WHAT YOU NEED TO DO: Please transcribe the listing below in full and word for word, without its pictures.

* Begin PROVIDED MATERIAL *

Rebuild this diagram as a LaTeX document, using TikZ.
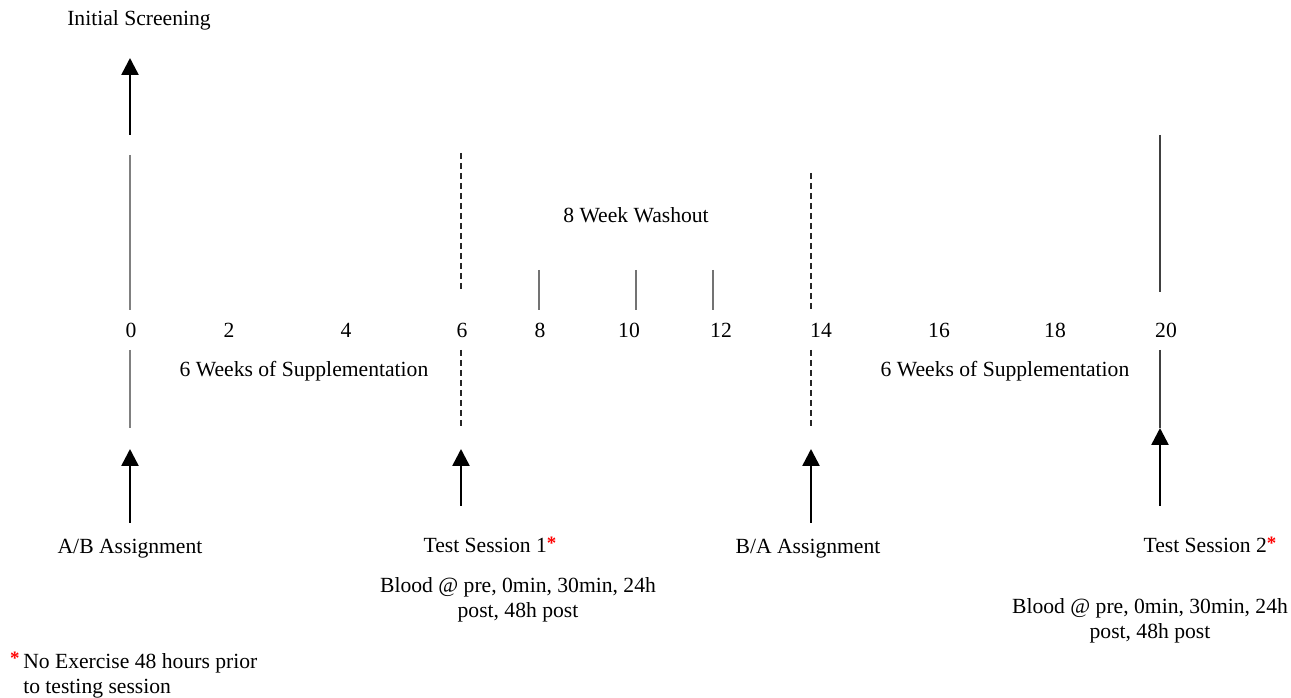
\documentclass[tikz,border=0pt]{standalone}
\usepackage{fontspec}
\setmainfont{Liberation Serif}
\usetikzlibrary{arrows.meta, positioning}

\newcommand{\redstar}{\textcolor{red}{\fontsize{19}{19}\selectfont\bfseries\raisebox{3.5bp}{*}}}

\begin{document}
\begin{tikzpicture}[
    x=1bp, y=1bp,
    node distance=20bp,
    caption/.style={
        font=\fontsize{21.7}{25}\selectfont,
        align=center,
        inner sep=2bp
    },
    weekno/.style={caption},
    solidmark/.style={draw=black!50, line width=2bp},
    thinmark/.style={draw=black!75, line width=1.5bp},
    dashmark/.style={draw=black!85, line width=2bp, dash pattern=on 6bp off 4bp},
    tickmark/.style={draw=black!55, line width=2bp},
    eventarrow/.style={-{Triangle[width=17bp,length=17bp]}, line width=2.5bp, black}
]
    \useasboundingbox (0,0) rectangle (1291,698);

    % 1. Week numbers (timeline)
    \node (w0) [weekno] at (131,368) {0};
    \node (w2) [weekno] at (229,368) {2};
    \node (w4) [weekno] at (346,368) {4};
    \node (w6) [weekno] at (462,368) {6};
    \node (w8) [weekno] at (540,368) {8};
    \node (w10) [weekno] at (629,368) {10};
    \node (w12) [weekno] at (721,368) {12};
    \node (w14) [weekno] at (821,368) {14};
    \node (w16) [weekno] at (939,368) {16};
    \node (w18) [weekno] at (1055,368) {18};
    \node (w20) [weekno] at (1166,368) {20};

    % 2. Phase captions
    \node (supp1) [caption] at (304,327) {6 Weeks of Supplementation};
    \node (wash) [caption] at (636,483) {8 Week Washout};
    \node (supp2) [caption] at (1005,327) {6 Weeks of Supplementation};

    % 3. Events
    \node (screen) [caption] at (139,678) {Initial Screening};
    \node (ab) [caption] at (130,149) {A/B Assignment};
    \node (ts1) [caption] at (490,153) {Test Session 1\redstar};
    \node (blood1) [caption, below=20bp of ts1, xshift=28bp] {
        Blood @ pre, 0min, 30min, 24h \\
        post, 48h post
    };
    \node (ba) [caption] at (808,149) {B/A Assignment};
    \node (ts2) [caption] at (1210,153) {Test Session 2\redstar};
    \node (blood2) [caption, below=41bp of ts2, xshift=-60bp] {
        Blood @ pre, 0min, 30min, 24h \\
        post, 48h post
    };

    % 4. Footnote
    \node (note) [caption, anchor=west, align=left] at (8,23) {
        \redstar\,No Exercise 48 hours prior \\
        \phantom{\redstar}\,to testing session
    };

    % Timeline markers
    \coordinate (m0a) at (130,543);  \coordinate (m0b) at (130,388);
    \coordinate (m0c) at (130,348);  \coordinate (m0d) at (130,270);
    \coordinate (m6a) at (461,545);  \coordinate (m6b) at (461,406);
    \coordinate (m6c) at (461,348);  \coordinate (m6d) at (461,270);
    \coordinate (m14a) at (811,525); \coordinate (m14b) at (811,388);
    \coordinate (m14c) at (811,348); \coordinate (m14d) at (811,270);
    \coordinate (m20a) at (1160,563); \coordinate (m20b) at (1160,406);
    \coordinate (m20c) at (1160,348); \coordinate (m20d) at (1160,270);
    \coordinate (t8a) at (539,428);  \coordinate (t8b) at (539,388);
    \coordinate (t10a) at (636,428); \coordinate (t10b) at (636,388);
    \coordinate (t12a) at (713,428); \coordinate (t12b) at (713,388);

    \draw[solidmark] (m0a) -- (m0b);
    \draw[solidmark] (m0c) -- (m0d);
    \draw[dashmark] (m6a) -- (m6b);
    \draw[dashmark] (m6c) -- (m6d);
    \draw[dashmark] (m14a) -- (m14b);
    \draw[dashmark] (m14c) -- (m14d);
    \draw[thinmark] (m20a) -- (m20b);
    \draw[thinmark] (m20c) -- (m20d);
    \draw[tickmark] (t8a) -- (t8b);
    \draw[tickmark] (t10a) -- (t10b);
    \draw[tickmark] (t12a) -- (t12b);

    % Event arrows
    \coordinate (screenfrom) at (130,563); \coordinate (screento) at (130,640);
    \coordinate (abfrom) at (130,175);     \coordinate (abto) at (130,249);
    \coordinate (ts1from) at (461,192);    \coordinate (ts1to) at (461,249);
    \coordinate (bafrom) at (811,175);     \coordinate (bato) at (811,249);
    \coordinate (ts2from) at (1160,192);   \coordinate (ts2to) at (1160,270);

    \draw[eventarrow] (screenfrom) -- (screento);
    \draw[eventarrow] (abfrom) -- (abto);
    \draw[eventarrow] (ts1from) -- (ts1to);
    \draw[eventarrow] (bafrom) -- (bato);
    \draw[eventarrow] (ts2from) -- (ts2to);

\end{tikzpicture}
\end{document}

* End PROVIDED MATERIAL *

RESULT FOR THIS EXERCISE:
Rebuild this diagram as a LaTeX document, using TikZ.
\documentclass[tikz,border=0pt]{standalone}
\usepackage{fontspec}
\setmainfont{Liberation Serif}
\usetikzlibrary{arrows.meta, positioning}

\newcommand{\redstar}{\textcolor{red}{\fontsize{19}{19}\selectfont\bfseries\raisebox{3.5bp}{*}}}

\begin{document}
\begin{tikzpicture}[
    x=1bp, y=1bp,
    node distance=20bp,
    caption/.style={
        font=\fontsize{21.7}{25}\selectfont,
        align=center,
        inner sep=2bp
    },
    weekno/.style={caption},
    solidmark/.style={draw=black!50, line width=2bp},
    thinmark/.style={draw=black!75, line width=1.5bp},
    dashmark/.style={draw=black!85, line width=2bp, dash pattern=on 6bp off 4bp},
    tickmark/.style={draw=black!55, line width=2bp},
    eventarrow/.style={-{Triangle[width=17bp,length=17bp]}, line width=2.5bp, black}
]
    \useasboundingbox (0,0) rectangle (1291,698);

    % 1. Week numbers (timeline)
    \node (w0) [weekno] at (131,368) {0};
    \node (w2) [weekno] at (229,368) {2};
    \node (w4) [weekno] at (346,368) {4};
    \node (w6) [weekno] at (462,368) {6};
    \node (w8) [weekno] at (540,368) {8};
    \node (w10) [weekno] at (629,368) {10};
    \node (w12) [weekno] at (721,368) {12};
    \node (w14) [weekno] at (821,368) {14};
    \node (w16) [weekno] at (939,368) {16};
    \node (w18) [weekno] at (1055,368) {18};
    \node (w20) [weekno] at (1166,368) {20};

    % 2. Phase captions
    \node (supp1) [caption] at (304,327) {6 Weeks of Supplementation};
    \node (wash) [caption] at (636,483) {8 Week Washout};
    \node (supp2) [caption] at (1005,327) {6 Weeks of Supplementation};

    % 3. Events
    \node (screen) [caption] at (139,678) {Initial Screening};
    \node (ab) [caption] at (130,149) {A/B Assignment};
    \node (ts1) [caption] at (490,153) {Test Session 1\redstar};
    \node (blood1) [caption, below=20bp of ts1, xshift=28bp] {
        Blood @ pre, 0min, 30min, 24h \\
        post, 48h post
    };
    \node (ba) [caption] at (808,149) {B/A Assignment};
    \node (ts2) [caption] at (1210,153) {Test Session 2\redstar};
    \node (blood2) [caption, below=41bp of ts2, xshift=-60bp] {
        Blood @ pre, 0min, 30min, 24h \\
        post, 48h post
    };

    % 4. Footnote
    \node (note) [caption, anchor=west, align=left] at (8,23) {
        \redstar\,No Exercise 48 hours prior \\
        \phantom{\redstar}\,to testing session
    };

    % Timeline markers
    \coordinate (m0a) at (130,543);  \coordinate (m0b) at (130,388);
    \coordinate (m0c) at (130,348);  \coordinate (m0d) at (130,270);
    \coordinate (m6a) at (461,545);  \coordinate (m6b) at (461,406);
    \coordinate (m6c) at (461,348);  \coordinate (m6d) at (461,270);
    \coordinate (m14a) at (811,525); \coordinate (m14b) at (811,388);
    \coordinate (m14c) at (811,348); \coordinate (m14d) at (811,270);
    \coordinate (m20a) at (1160,563); \coordinate (m20b) at (1160,406);
    \coordinate (m20c) at (1160,348); \coordinate (m20d) at (1160,270);
    \coordinate (t8a) at (539,428);  \coordinate (t8b) at (539,388);
    \coordinate (t10a) at (636,428); \coordinate (t10b) at (636,388);
    \coordinate (t12a) at (713,428); \coordinate (t12b) at (713,388);

    \draw[solidmark] (m0a) -- (m0b);
    \draw[solidmark] (m0c) -- (m0d);
    \draw[dashmark] (m6a) -- (m6b);
    \draw[dashmark] (m6c) -- (m6d);
    \draw[dashmark] (m14a) -- (m14b);
    \draw[dashmark] (m14c) -- (m14d);
    \draw[thinmark] (m20a) -- (m20b);
    \draw[thinmark] (m20c) -- (m20d);
    \draw[tickmark] (t8a) -- (t8b);
    \draw[tickmark] (t10a) -- (t10b);
    \draw[tickmark] (t12a) -- (t12b);

    % Event arrows
    \coordinate (screenfrom) at (130,563); \coordinate (screento) at (130,640);
    \coordinate (abfrom) at (130,175);     \coordinate (abto) at (130,249);
    \coordinate (ts1from) at (461,192);    \coordinate (ts1to) at (461,249);
    \coordinate (bafrom) at (811,175);     \coordinate (bato) at (811,249);
    \coordinate (ts2from) at (1160,192);   \coordinate (ts2to) at (1160,270);

    \draw[eventarrow] (screenfrom) -- (screento);
    \draw[eventarrow] (abfrom) -- (abto);
    \draw[eventarrow] (ts1from) -- (ts1to);
    \draw[eventarrow] (bafrom) -- (bato);
    \draw[eventarrow] (ts2from) -- (ts2to);

\end{tikzpicture}
\end{document}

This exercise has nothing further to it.